REQUEST:
Copy out exactly the lines from the one holding "Rebuild this chart" through the one holding "const LAST_ROW_SIZE = 1.31;", ends included; omit images.

:: LISTED ENTRIES ::

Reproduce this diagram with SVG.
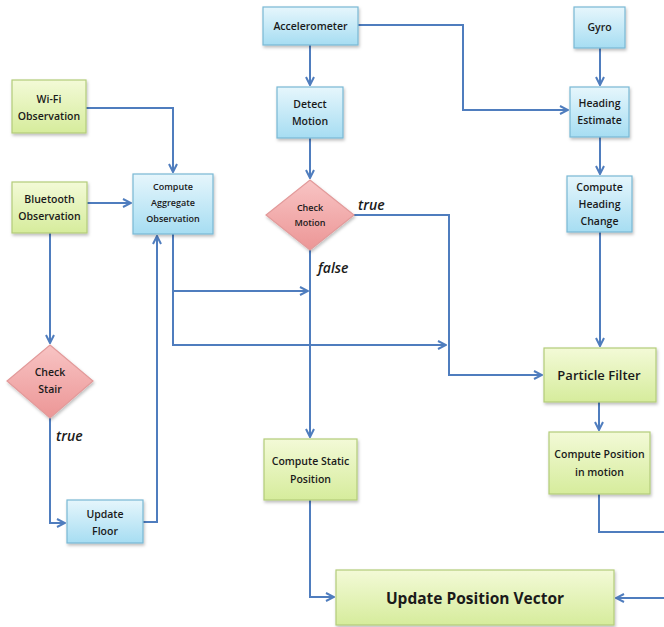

:::
:: LISTED ENTRIES ::

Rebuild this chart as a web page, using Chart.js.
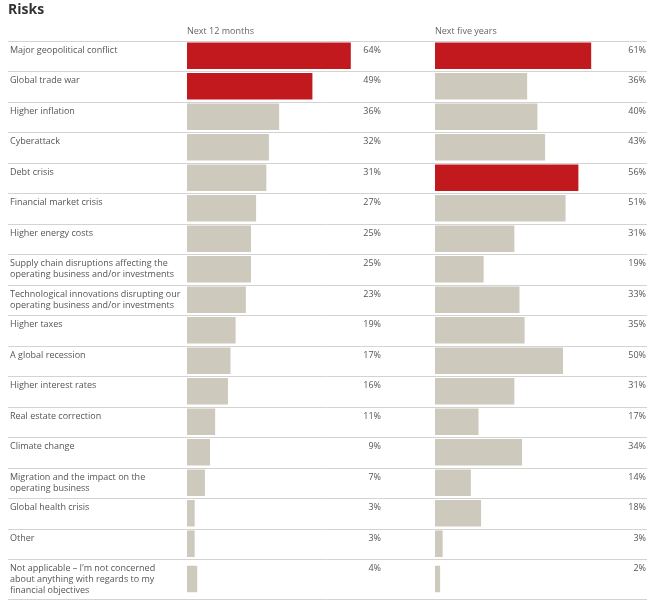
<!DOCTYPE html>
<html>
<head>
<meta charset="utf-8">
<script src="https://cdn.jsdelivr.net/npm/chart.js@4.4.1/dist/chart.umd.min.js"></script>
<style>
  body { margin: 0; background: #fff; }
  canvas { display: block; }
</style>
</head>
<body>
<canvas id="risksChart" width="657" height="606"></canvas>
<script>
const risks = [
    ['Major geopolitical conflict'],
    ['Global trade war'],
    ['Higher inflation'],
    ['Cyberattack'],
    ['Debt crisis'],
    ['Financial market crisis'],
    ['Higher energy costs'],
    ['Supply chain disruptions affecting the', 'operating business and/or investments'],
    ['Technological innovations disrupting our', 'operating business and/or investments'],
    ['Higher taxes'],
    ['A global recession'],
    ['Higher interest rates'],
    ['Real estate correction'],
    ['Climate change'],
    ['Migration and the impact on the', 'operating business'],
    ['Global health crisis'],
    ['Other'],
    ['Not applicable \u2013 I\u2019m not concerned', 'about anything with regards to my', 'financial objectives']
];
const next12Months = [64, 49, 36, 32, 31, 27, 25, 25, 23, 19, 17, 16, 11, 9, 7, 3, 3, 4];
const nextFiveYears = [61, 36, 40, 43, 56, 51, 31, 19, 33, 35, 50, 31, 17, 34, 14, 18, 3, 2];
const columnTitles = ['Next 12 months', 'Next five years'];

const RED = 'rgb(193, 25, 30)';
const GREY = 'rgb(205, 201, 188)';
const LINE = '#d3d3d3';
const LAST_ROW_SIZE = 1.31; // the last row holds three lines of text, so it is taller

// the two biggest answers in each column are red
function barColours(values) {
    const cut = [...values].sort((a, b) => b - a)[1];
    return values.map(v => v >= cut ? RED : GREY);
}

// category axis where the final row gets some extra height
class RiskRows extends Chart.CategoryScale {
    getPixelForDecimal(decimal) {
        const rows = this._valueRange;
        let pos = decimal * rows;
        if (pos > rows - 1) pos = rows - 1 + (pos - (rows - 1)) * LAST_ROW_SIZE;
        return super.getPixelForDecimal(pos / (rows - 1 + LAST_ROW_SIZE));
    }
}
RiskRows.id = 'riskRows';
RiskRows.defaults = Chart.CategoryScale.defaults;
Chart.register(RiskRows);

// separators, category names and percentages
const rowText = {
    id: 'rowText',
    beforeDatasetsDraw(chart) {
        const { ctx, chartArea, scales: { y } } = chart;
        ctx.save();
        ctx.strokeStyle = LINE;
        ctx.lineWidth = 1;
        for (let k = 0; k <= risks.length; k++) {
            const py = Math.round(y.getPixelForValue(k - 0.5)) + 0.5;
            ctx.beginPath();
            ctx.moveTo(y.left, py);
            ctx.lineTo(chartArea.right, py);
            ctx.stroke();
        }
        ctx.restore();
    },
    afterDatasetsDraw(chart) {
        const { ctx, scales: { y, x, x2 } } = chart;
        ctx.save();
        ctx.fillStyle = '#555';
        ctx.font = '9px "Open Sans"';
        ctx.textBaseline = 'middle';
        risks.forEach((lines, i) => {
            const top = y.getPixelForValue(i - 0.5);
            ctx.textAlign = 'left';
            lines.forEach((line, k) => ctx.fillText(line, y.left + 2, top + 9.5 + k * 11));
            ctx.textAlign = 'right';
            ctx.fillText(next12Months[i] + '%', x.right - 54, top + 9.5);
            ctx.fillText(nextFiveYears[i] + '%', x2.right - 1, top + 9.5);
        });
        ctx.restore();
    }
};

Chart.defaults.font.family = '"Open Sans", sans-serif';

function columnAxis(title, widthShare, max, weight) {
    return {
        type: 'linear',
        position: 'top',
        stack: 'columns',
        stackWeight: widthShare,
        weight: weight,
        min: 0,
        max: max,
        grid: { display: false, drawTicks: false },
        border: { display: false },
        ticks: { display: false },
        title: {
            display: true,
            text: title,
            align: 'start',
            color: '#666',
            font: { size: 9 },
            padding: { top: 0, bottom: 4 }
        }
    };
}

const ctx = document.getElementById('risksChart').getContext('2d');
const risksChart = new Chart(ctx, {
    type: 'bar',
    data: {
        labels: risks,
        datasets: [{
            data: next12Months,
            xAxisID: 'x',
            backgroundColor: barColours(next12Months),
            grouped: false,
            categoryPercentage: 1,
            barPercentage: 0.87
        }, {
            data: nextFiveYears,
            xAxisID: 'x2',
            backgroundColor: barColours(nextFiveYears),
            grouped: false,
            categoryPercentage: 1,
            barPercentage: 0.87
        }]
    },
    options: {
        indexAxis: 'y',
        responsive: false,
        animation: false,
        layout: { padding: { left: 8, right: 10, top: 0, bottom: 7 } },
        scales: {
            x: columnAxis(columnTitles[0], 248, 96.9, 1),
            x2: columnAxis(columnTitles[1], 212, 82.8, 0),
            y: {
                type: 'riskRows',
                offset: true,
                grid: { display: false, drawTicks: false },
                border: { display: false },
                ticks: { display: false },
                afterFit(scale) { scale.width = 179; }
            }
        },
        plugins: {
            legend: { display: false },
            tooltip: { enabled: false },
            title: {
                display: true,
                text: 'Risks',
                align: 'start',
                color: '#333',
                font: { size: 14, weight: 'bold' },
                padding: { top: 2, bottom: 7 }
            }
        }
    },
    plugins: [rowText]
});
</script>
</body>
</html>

:::
:: LISTED ENTRIES ::

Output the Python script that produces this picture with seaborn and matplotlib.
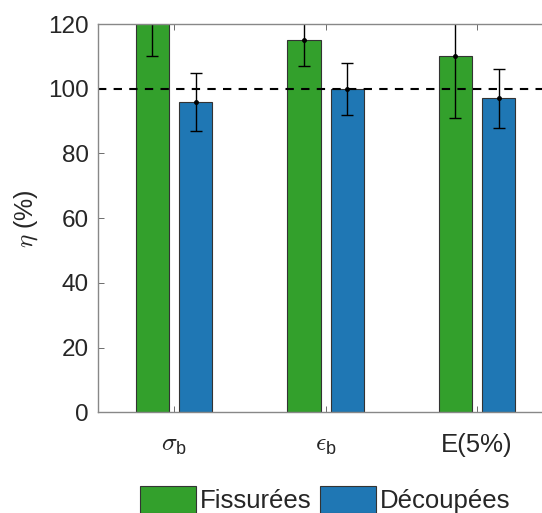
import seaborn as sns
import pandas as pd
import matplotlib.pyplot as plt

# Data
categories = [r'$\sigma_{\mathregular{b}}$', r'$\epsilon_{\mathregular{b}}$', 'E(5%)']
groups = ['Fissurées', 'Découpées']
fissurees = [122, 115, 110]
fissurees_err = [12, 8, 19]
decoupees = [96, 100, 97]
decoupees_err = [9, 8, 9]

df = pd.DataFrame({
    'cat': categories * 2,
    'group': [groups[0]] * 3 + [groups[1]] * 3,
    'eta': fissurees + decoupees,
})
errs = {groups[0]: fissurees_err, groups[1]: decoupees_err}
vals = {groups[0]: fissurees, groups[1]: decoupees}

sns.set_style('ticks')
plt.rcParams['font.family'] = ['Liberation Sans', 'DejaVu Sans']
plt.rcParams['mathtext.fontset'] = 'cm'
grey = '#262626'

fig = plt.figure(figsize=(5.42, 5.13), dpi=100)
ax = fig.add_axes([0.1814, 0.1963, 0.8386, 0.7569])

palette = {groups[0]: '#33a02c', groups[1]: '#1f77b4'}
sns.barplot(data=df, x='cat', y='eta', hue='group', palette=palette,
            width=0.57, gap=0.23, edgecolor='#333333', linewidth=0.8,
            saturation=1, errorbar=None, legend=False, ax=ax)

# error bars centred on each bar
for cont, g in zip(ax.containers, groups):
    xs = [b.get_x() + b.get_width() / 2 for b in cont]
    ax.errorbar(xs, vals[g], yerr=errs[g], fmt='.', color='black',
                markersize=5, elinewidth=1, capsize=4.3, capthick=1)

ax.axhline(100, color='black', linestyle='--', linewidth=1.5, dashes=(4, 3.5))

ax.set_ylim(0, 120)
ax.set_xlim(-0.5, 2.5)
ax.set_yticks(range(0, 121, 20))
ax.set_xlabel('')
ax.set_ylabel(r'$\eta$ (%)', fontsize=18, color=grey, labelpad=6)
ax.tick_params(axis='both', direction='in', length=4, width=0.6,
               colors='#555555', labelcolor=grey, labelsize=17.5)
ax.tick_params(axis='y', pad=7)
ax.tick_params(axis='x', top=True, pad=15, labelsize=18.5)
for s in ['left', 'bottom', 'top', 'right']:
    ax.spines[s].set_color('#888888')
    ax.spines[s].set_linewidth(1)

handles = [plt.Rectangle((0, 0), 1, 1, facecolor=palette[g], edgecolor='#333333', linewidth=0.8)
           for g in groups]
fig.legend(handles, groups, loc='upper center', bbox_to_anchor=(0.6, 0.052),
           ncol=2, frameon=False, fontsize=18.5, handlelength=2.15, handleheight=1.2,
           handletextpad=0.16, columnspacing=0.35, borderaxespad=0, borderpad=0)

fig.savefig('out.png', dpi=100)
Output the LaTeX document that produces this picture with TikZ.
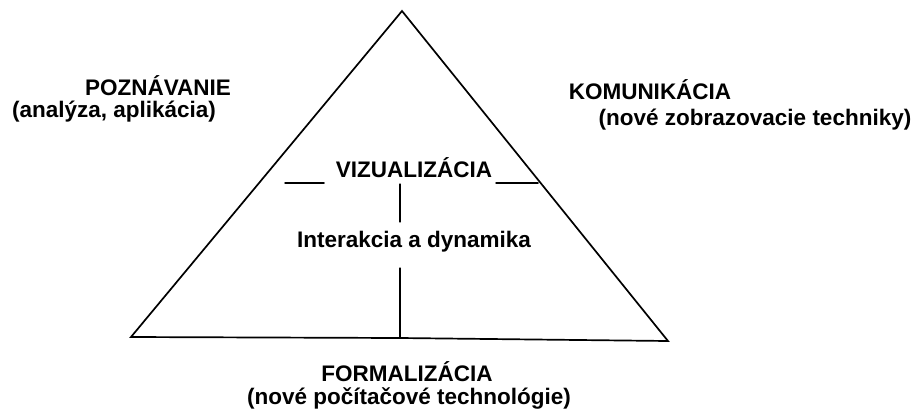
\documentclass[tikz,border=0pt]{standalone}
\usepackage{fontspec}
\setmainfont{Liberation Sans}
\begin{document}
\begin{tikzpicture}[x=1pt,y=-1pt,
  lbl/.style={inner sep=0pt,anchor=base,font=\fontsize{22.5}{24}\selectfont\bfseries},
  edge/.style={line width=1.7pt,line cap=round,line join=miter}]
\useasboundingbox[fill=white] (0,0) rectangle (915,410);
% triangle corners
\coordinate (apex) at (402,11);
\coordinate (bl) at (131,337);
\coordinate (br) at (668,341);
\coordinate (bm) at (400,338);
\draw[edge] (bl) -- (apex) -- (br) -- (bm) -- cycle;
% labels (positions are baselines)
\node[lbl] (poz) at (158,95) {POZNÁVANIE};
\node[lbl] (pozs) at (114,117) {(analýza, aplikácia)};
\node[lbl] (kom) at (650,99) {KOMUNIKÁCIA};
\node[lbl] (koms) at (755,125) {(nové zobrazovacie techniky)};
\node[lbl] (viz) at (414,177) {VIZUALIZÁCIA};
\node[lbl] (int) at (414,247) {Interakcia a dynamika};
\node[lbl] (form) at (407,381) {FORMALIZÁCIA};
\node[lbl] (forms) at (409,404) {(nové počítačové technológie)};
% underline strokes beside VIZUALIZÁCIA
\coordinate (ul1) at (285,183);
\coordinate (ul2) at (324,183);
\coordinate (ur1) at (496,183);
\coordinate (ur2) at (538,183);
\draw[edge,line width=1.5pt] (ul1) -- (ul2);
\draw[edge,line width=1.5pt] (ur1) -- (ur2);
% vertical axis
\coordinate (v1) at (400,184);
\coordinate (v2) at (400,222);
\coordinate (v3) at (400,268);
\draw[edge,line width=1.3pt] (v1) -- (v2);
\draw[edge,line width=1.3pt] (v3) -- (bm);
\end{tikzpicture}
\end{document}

:::

FINAL ANSWER:
Rebuild this chart as a web page, using Chart.js.
<!DOCTYPE html>
<html>
<head>
<meta charset="utf-8">
<script src="https://cdn.jsdelivr.net/npm/chart.js@4.4.1/dist/chart.umd.min.js"></script>
<style>
  body { margin: 0; background: #fff; }
  canvas { display: block; }
</style>
</head>
<body>
<canvas id="risksChart" width="657" height="606"></canvas>
<script>
const risks = [
    ['Major geopolitical conflict'],
    ['Global trade war'],
    ['Higher inflation'],
    ['Cyberattack'],
    ['Debt crisis'],
    ['Financial market crisis'],
    ['Higher energy costs'],
    ['Supply chain disruptions affecting the', 'operating business and/or investments'],
    ['Technological innovations disrupting our', 'operating business and/or investments'],
    ['Higher taxes'],
    ['A global recession'],
    ['Higher interest rates'],
    ['Real estate correction'],
    ['Climate change'],
    ['Migration and the impact on the', 'operating business'],
    ['Global health crisis'],
    ['Other'],
    ['Not applicable \u2013 I\u2019m not concerned', 'about anything with regards to my', 'financial objectives']
];
const next12Months = [64, 49, 36, 32, 31, 27, 25, 25, 23, 19, 17, 16, 11, 9, 7, 3, 3, 4];
const nextFiveYears = [61, 36, 40, 43, 56, 51, 31, 19, 33, 35, 50, 31, 17, 34, 14, 18, 3, 2];
const columnTitles = ['Next 12 months', 'Next five years'];

const RED = 'rgb(193, 25, 30)';
const GREY = 'rgb(205, 201, 188)';
const LINE = '#d3d3d3';
const LAST_ROW_SIZE = 1.31; // the last row holds three lines of text, so it is taller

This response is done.